4. British Humor Isn’t Based on Gender Stereotypes
British humor really lets women shine, without making them the butt of jokes as women – their shortcomings and foibles are due to being human, not being female. For example, self-centered Hyacinth Bucket (who insists on being called “Mrs Bouquet”) is a social-climbing snob who never thinks about anyone but herself in Keeping Up Appearances. She is constantly being put upon by her lower-classed family’s behavior, such as sister Rose’s promiscuity and husband Richard’s lack of stately manners, yet she is portrayed as a likeable character despite her obvious narcissistic nature. Likewise, in AB/FAB, Patsy and Eddie are funny because they are Patsy and Eddie — not because they are portraying female stereotypes. Part of the appeal of flawed British characters is that it’s based on their individual personalities, not gender, and they don’t know they’re flawed, so it doesn’t get in the way.

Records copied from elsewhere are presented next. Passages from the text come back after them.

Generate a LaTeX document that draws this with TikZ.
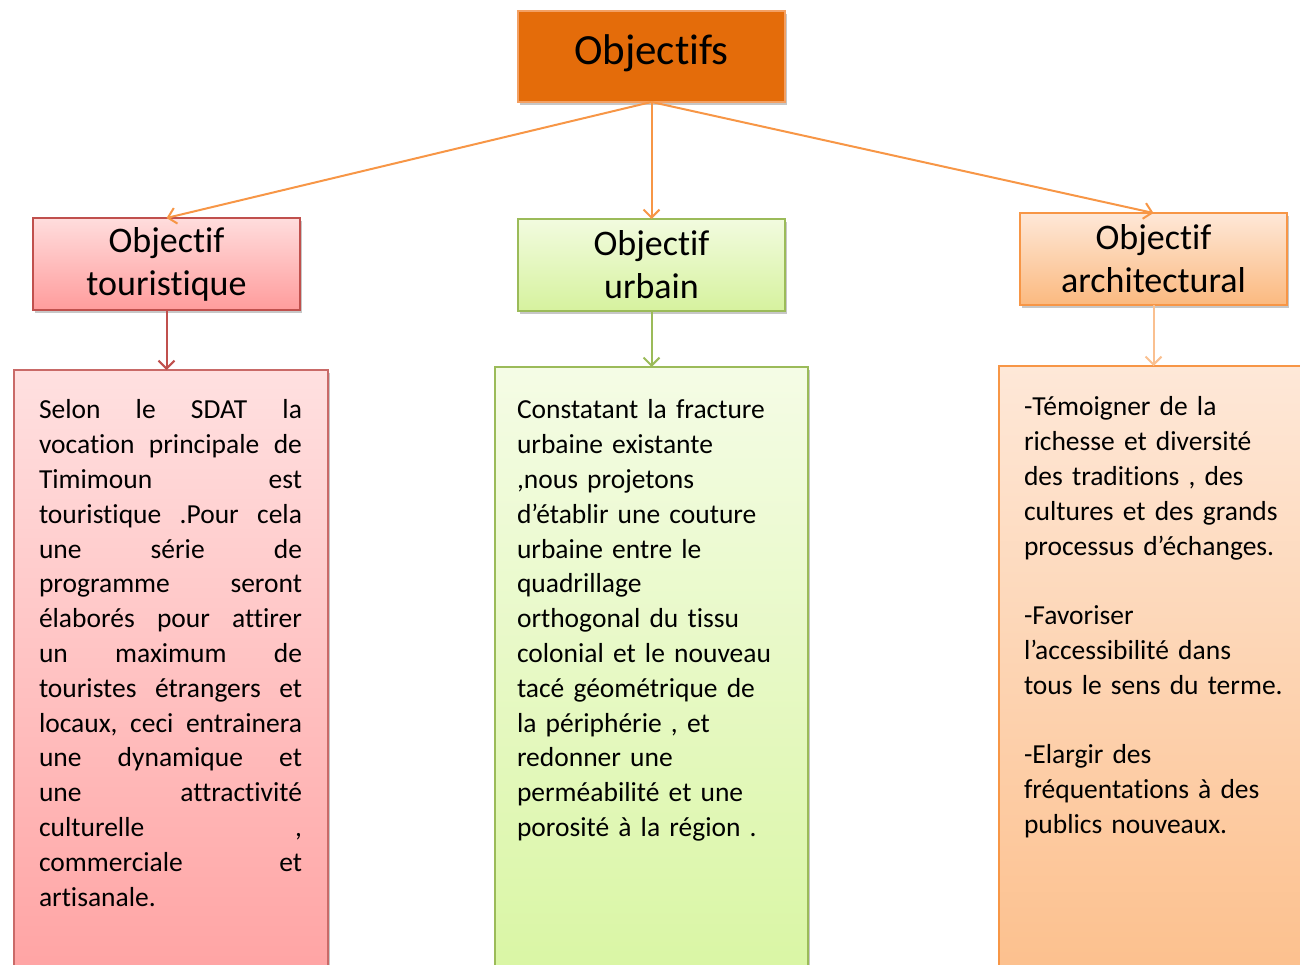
\documentclass[tikz,border=0pt]{standalone}
\usepackage{fontspec}
\setmainfont{Carlito}[Ligatures={NoCommon}]
\usetikzlibrary{arrows.meta,shadows}
\definecolor{topfill}{HTML}{E46C0A}
\definecolor{topdraw}{HTML}{F3A063}
\definecolor{redline}{HTML}{C0504D}
\definecolor{greenline}{HTML}{9BBB59}
\definecolor{orangeline}{HTML}{F79646}
\definecolor{lightorangeline}{HTML}{FAC090}
\definecolor{redtop}{HTML}{FFDDDD}
\definecolor{redbot}{HTML}{FF9C9C}
\definecolor{greentop}{HTML}{F2FBDF}
\definecolor{greenbot}{HTML}{D6F29E}
\definecolor{orangetop}{HTML}{FEE8D8}
\definecolor{orangebot}{HTML}{FBB97F}
\definecolor{redbodybot}{HTML}{FF9A9A}
\definecolor{greenbodybot}{HTML}{D5F59A}
\definecolor{orangebodybot}{HTML}{FCBA82}
\newcommand\jline[1]{\leavevmode\hbox to 263pt{#1}}
\tikzset{
  boxbase/.style={rectangle, anchor=north west, inner sep=0pt, outer sep=0pt, line width=1.8pt,
    drop shadow={shadow xshift=2pt, shadow yshift=-2.5pt, opacity=0.22, fill=black}},
  titlebox/.style={boxbase, minimum width=267pt, minimum height=92pt, align=center,
    font=\fontsize{36pt}{43pt}\selectfont},
  bodybox/.style={boxbase, minimum height=700pt},
  bodytext/.style={anchor=north west, inner sep=0pt, outer sep=0pt, align=left, text width=300pt,
    font=\fontsize{27.5pt}{34.8pt}\selectfont},
  conn/.style={line width=2pt, -{Straight Barb[length=8pt,width=16pt,line width=2pt]}}
}
\begin{document}
\begin{tikzpicture}[x=1pt,y=-1pt]
\useasboundingbox (0,0) rectangle (1300,964);
\clip (0,0) rectangle (1300,964);

% top box
\node[boxbase, fill=topfill, draw=topdraw, minimum width=267pt, minimum height=91pt] (obj) at (518,11) {};
\node[font=\fontsize{43pt}{50pt}\selectfont, inner sep=0pt] (objtext) at ([yshift=3pt]obj.center) {Objectifs};

% title boxes
\node[titlebox, draw=redline, top color=redtop, bottom color=redbot] (tour) at (33,218)
  {Objectif\\touristique};
\node[titlebox, draw=greenline, top color=greentop, bottom color=greenbot] (urb) at (518,219)
  {Objectif\\urbain};
\node[titlebox, draw=orangeline, top color=orangetop, bottom color=orangebot] (arch) at (1020,213)
  {Objectif\\architectural};

% body boxes
\node[bodybox, minimum width=314pt, draw=redline!85, top color=redtop!90!white, bottom color=redbodybot] (tourbody) at (14,370) {};
\node[bodybox, minimum width=313pt, draw=greenline, top color=greentop!80!white, bottom color=greenbodybot] (urbbody) at (495,367) {};
\node[bodybox, minimum width=400pt, draw=orangeline, top color=orangetop, bottom color=orangebodybot] (archbody) at (999,366) {};

% connectors
\draw[conn, orangeline] (obj.south) -- (tour.north);
\draw[conn, orangeline] (obj.south) -- (urb.north);
\draw[conn, orangeline] (obj.south) -- (arch.north);
\draw[conn, redline] (tour.south) -- (tour.south |- tourbody.north);
\draw[conn, greenline] (urb.south) -- (urb.south |- urbbody.north);
\draw[conn, lightorangeline] (arch.south) -- (arch.south |- archbody.north);

% body texts
\node[bodytext] (tourtext) at (39,394.6) {\strut
\jline{Selon\hfill le\hfill SDAT\hfill la}\\
\jline{vocation\hfill principale\hfill de}\\
\jline{Timimoun\hfill est}\\
\jline{touristique\hfill .Pour\hfill cela}\\
\jline{une\hfill série\hfill de}\\
\jline{programme\hfill seront}\\
\jline{élaborés\hfill pour\hfill attirer}\\
\jline{un\hfill maximum\hfill de}\\
\jline{touristes\hfill étrangers\hfill et}\\
\jline{locaux,\hfill ceci\hfill entrainera}\\
\jline{une\hfill dynamique\hfill et}\\
\jline{une\hfill attractivité}\\
\jline{culturelle\hfill ,}\\
\jline{commerciale\hfill et}\\
artisanale.};

\node[bodytext] (urbtext) at (517,394.6) {\strut Constatant la fracture\\
urbaine existante\\
,nous projetons\\
d’établir une couture\\
urbaine entre le\\
quadrillage\\
orthogonal du tissu\\
colonial et le nouveau\\
tacé géométrique de\\
la périphérie , et\\
redonner une\\
perméabilité et une\\
porosité à la région .};

\node[bodytext] (archtext) at (1024,391.6) {\strut -Témoigner de la\\
richesse et diversité\\
des traditions , des\\
cultures et des grands\\
processus d’échanges.\\[34.8pt]
-Favoriser\\
l’accessibilité dans\\
tous le sens du terme.\\[34.8pt]
-Elargir des\\
fréquentations à des\\
publics nouveaux.};
\end{tikzpicture}
\end{document}
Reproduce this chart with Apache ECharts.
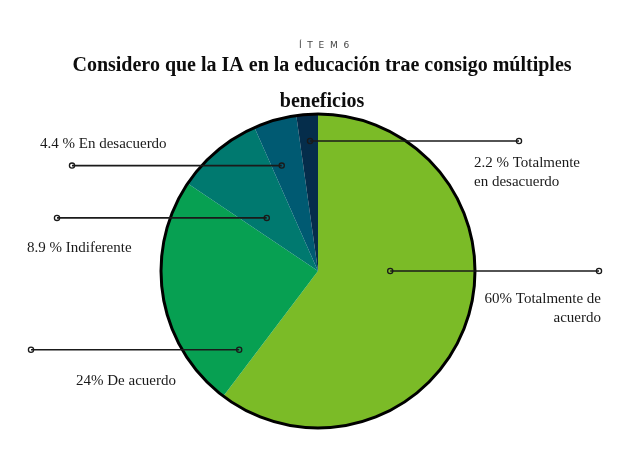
<!DOCTYPE html>
<html>
<head>
<meta charset="utf-8">
<script src="https://cdn.jsdelivr.net/npm/echarts@6/dist/echarts.min.js"></script>
<style>
  html, body { margin: 0; padding: 0; background: #fff; }
  #chart-container { width: 620px; height: 472px; }
</style>
</head>
<body>
<div id="chart-container"></div>
<script>
// data
var categories = ["Totalmente de acuerdo", "De acuerdo", "Indiferente", "En desacuerdo", "Totalmente en desacuerdo"];
var values = [60, 24, 8.9, 4.4, 2.2];
var labelTexts = ["60% Totalmente de\nacuerdo", "24% De acuerdo", "8.9 % Indiferente", "4.4 % En desacuerdo", "2.2 % Totalmente\nen desacuerdo"];
var colors = ["#7bbb27", "#07a052", "#00796f", "#005a72", "#052d4b"];

// pie geometry (px)
var cx = 318, cy = 271, R = 157;
// leader line anchors: angle clockwise from top (deg), fraction of radius
var anchorAngle = [90, 225, 316, 341, 356.5];
var anchorFrac = [0.46, 0.71, 0.47, 0.71, 0.83];
var lineEndX = [599, 31, 57, 72, 519];
// label placement relative to the leader line
var labelX = [601, 76, 27, 40, 474];
var labelDy = [19, 22, 21, -12, 13];
var labelAlign = ["right", "left", "left", "left", "left"];
var labelVAlign = ["top", "top", "top", "bottom", "top"];

function anchor(i) {
  var a = anchorAngle[i] * Math.PI / 180;
  var r = R * anchorFrac[i];
  return [cx + r * Math.sin(a), cy - r * Math.cos(a)];
}

var dom = document.getElementById("chart-container");
var myChart = echarts.init(dom, null, { renderer: "canvas" });

var pieData = categories.map(function (c, i) {
  return { name: c, value: values[i], itemStyle: { color: colors[i] } };
});

// leader lines with small rings at both ends, drawn over the pie
var leaders = [];
values.forEach(function (v, i) {
  var p = anchor(i);
  var e = [lineEndX[i], p[1]];
  leaders.push({
    type: "line",
    z: 95,
    shape: { x1: p[0], y1: p[1], x2: e[0], y2: e[1] },
    style: { stroke: "#1a1a1a", lineWidth: 1.6 }
  });
  [p, e].forEach(function (q) {
    leaders.push({
      type: "circle",
      z: 100,
      shape: { cx: q[0], cy: q[1], r: 2.6 },
      style: { fill: "transparent", stroke: "#1a1a1a", lineWidth: 1.3 }
    });
  });
});

var option = {
  backgroundColor: "#fff",
  title: [
    {
      text: "Í  T  E  M  6",
      left: 319,
      top: 36,
      textAlign: "center",
      textStyle: { fontFamily: "DejaVu Sans", fontSize: 9, fontWeight: "normal", color: "#444" }
    },
    {
      text: "Considero que la IA en la educación trae consigo múltiples\nbeneficios",
      left: 317,
      top: 43,
      textAlign: "center",
      textStyle: {
        fontFamily: "Liberation Serif",
        fontSize: 20,
        fontWeight: "bold",
        lineHeight: 36,
        color: "#0d0d0d"
      }
    }
  ],
  graphic: [
    {
      type: "circle",
      z: 90,
      shape: { cx: cx, cy: cy, r: R },
      style: { fill: null, stroke: "#000", lineWidth: 3 }
    }
  ].concat(leaders),
  series: [
    {
      type: "pie",
      center: [cx, cy],
      radius: R,
      startAngle: 90,
      clockwise: true,
      silent: true,
      data: pieData,
      itemStyle: { borderWidth: 0 },
      label: {
        show: true,
        position: "outside",
        overflow: "none",
        formatter: function (p) { return labelTexts[p.dataIndex]; },
        fontFamily: "Liberation Serif",
        fontSize: 15,
        lineHeight: 19,
        color: "#1a1a1a"
      },
      labelLine: { show: false },
      labelLayout: function (p) {
        var i = p.dataIndex;
        var a = anchor(i);
        return {
          x: labelX[i],
          y: a[1] + labelDy[i],
          align: labelAlign[i],
          verticalAlign: labelVAlign[i]
        };
      }
    }
  ]
};

myChart.setOption(option);
window.addEventListener("resize", myChart.resize);
</script>
</body>
</html>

5. British Shows Feature Independent Women
British television shows typically feature female characters that may perhaps struggle with relationships, but their lives don’t revolve around men. They are strong and self-reliant. In The Fall, Gillian Anderson shines as detective Stella Gibson – a relentless, brilliant, unabashed feminist. She never misses an opportunity to critique misogyny or call out sexist double standards, which cleverly deconstructs how the media so frequently portrays women. Other feminist heroes exist in detective Janet Scott (Lesley Sharp) and detective Rachel Bailey (Suranne Jones), lead by DC Gill Murray (Amelia Bullmore) in Scott & Bailey. The series was created specifically to provide female roles that weren’t the love-interest, side-kick, mother-of, wife-of or mistress-of male characters, but were fully developed, complete characters, rather than one-note plot devices or caricatures.
In contrast to the one-dimensional portrait of women blasted on American television, British TV provides realistic, positive, yet flawed female role models in period pieces, crime drama and comedy. From battlefield nurses, high school students, midwives and detectives to high-society, women of all ages, backgrounds and sensibilities are represented on British TV.